Лис уехала, и мир померк, утратив все краски. Тьма бушевала, не желала успокаиваться, несмотря на все лечение. Хвич дулся и не разговаривал. Он тосковал, как и сам Айтон, ему тоже не хватало Элис.
Рядом постоянно крутилась Верена, заботливая, внимательная, ласковая. Она все эти дни разрывалась между ним и братом. Невеста... Высшая... Мечта любого алхора… Айтон видеть ее уже не мог. И повода прогнать пока не находил. Для него она теперь стала такой же безликой тенью, как все вокруг.
Он оживал только несколько раз в день, когда беседовал с Виастом. Ждал, считал мгновения, оставшиеся до связи, и дотошно выспрашивал у помощника все до мельчайшей подробности.
А однажды на рассвете Хвич исчез. Прямо на глазах изумленных целителей, пока лорд-протектор спал, погруженный в лечебный сон. Навострил уши, прислушался, глухо зарычал, угрожающе растопырил крылья, и растекся туманом, уйдя теневой тропой.

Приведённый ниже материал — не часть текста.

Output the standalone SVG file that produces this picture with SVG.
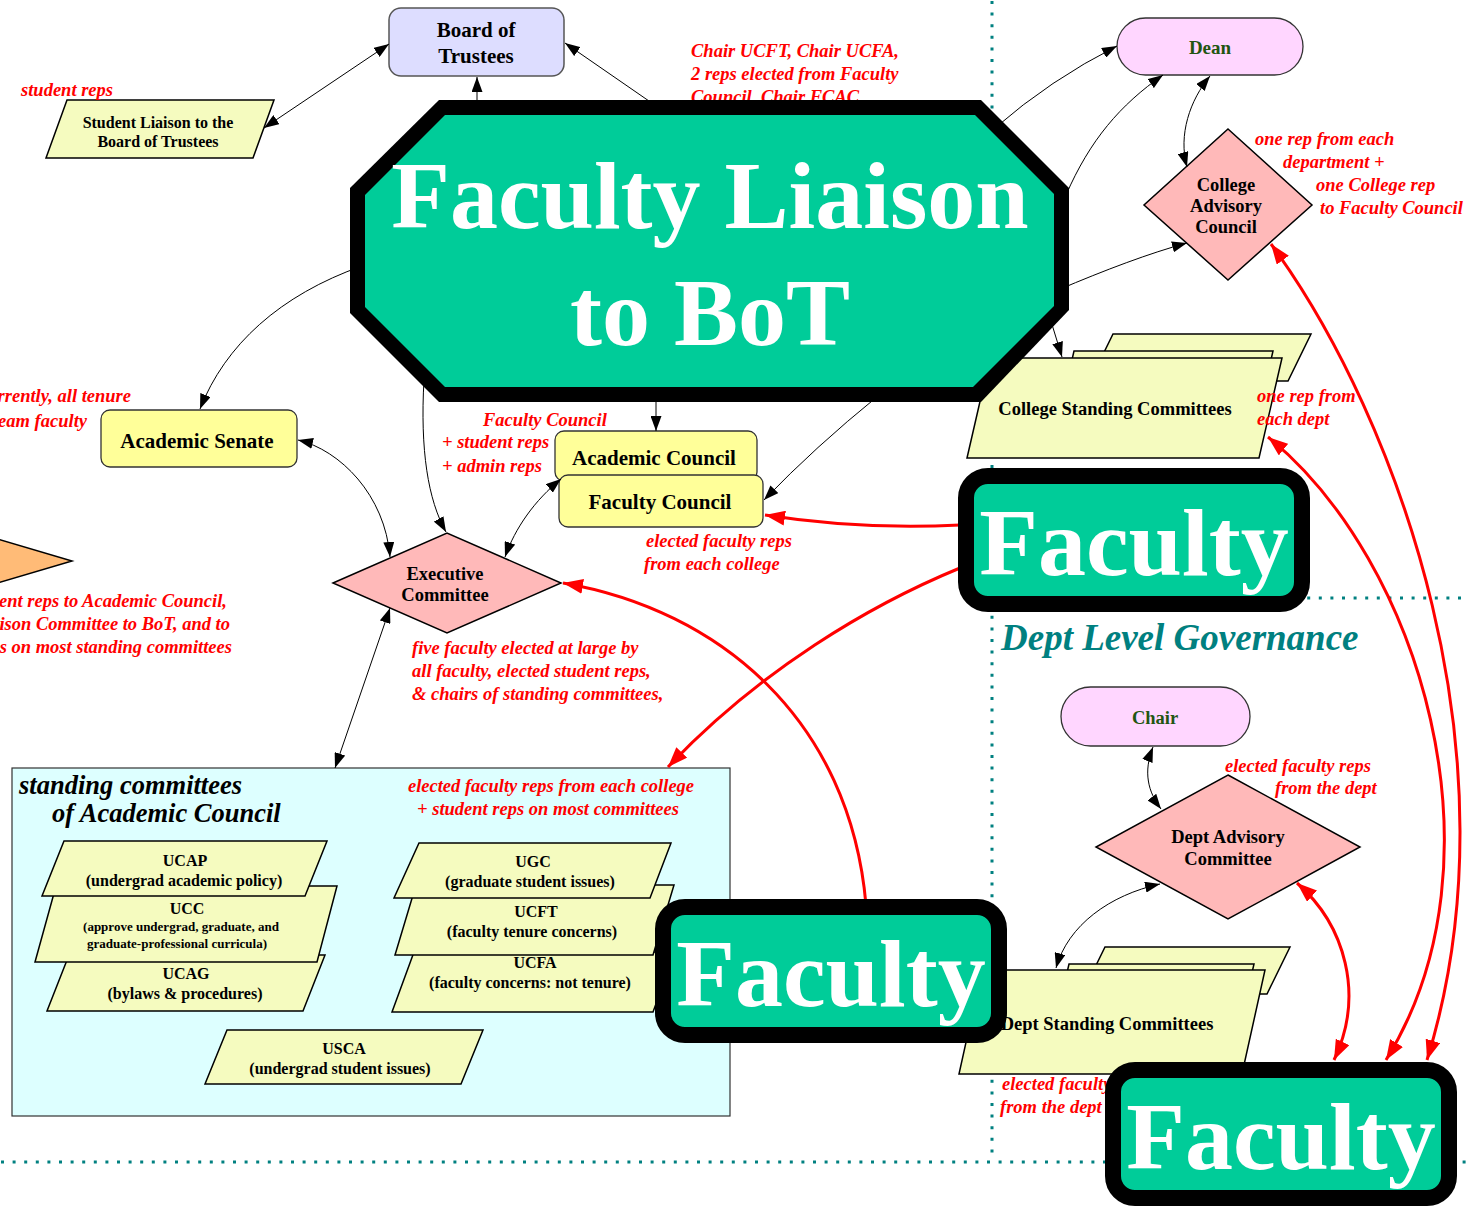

Горгул не вернулся ни через час, ни через два. Не откликался на зов, и местонахождение его Айтон не смог определить, как ни пытался.
Когда наступило время разговора с Виастом, на вызов тоже никто не ответил.
***
— Сани, долго мне еще ждать? Тебя только за Сахтаром посылать, а не в погреб за соленьями, — донесся со двора зычный зов Ларки, дородной горластой трактирщицы. Хозяйки постоялого двора, где мы остановились.
Мама застонала, заметалась, потревоженная этими криками, и я вскочила со стула, торопясь к окну.
Затворила рамы — будет немного душно, но зато хоть чуть тише, — прислонилась лбом к стеклу и замерла, прикрыв глаза. Вспоминая все, что произошло за эти дни.
То, что с теневой тропой не все в порядке, я поняла почти сразу, как нас затянуло с портал. Тьма не окружала плотной, надежной стеной, как случалось раньше. Она походила на рваное одеяло, сплетенное из тонкого полупрозрачного тумана и многочисленных прорех. С каждым ударом сердца дыр в этом ненадежном покрывале становилось все больше, а дыхание невидимого горгула — все тяжелее.
— Не смог… — прохрипел он, наконец, полузадушено. — Трое... Не вытянуть... Прости...
Голос фамильяра постепенно удалялся, прерывался, выцветал. Я рванулась на звук, потянулась к Хвичу свободной рукой, стараясь удержать, поддержать... Но пальцы наткнулись лишь на вязкую пустоту.
А потом сумеречное покрывало лопнуло, распадаясь на мелкие лоскутки, и мы полетели куда-то вниз.
— Ищи… Хозяина... Близко… — донеслось слабеющим эхом и все исчезло...
Очнулась я на краю какой-то поляны в высокой траве под деревьями, недалеко от дороги, узкой, плохо укатанной и совершенной пустынной. Рядом с мамой и Уной. Они так и не пришли в себя, а я...
До сих пор с содроганием вспоминаю, как тогда металась, не представляя, что делать. Лечить я не умела, не знала даже, стоит ли вынимать стрелу или этим я только наврежу. Хорошо хоть обе дышали, это немного успокоило, но о том, чтобы тащить их куда-то, не было и речи. Оставалась одна надежда — искать помощь, и я бросилась со всех ног по дороге, надеясь встретить хоть кого-нибудь или выйти к жилью.
Мне повезло. Довольно быстро я добралась до тракта, а потом и до постоялого двора на краю маленькой придорожной деревни.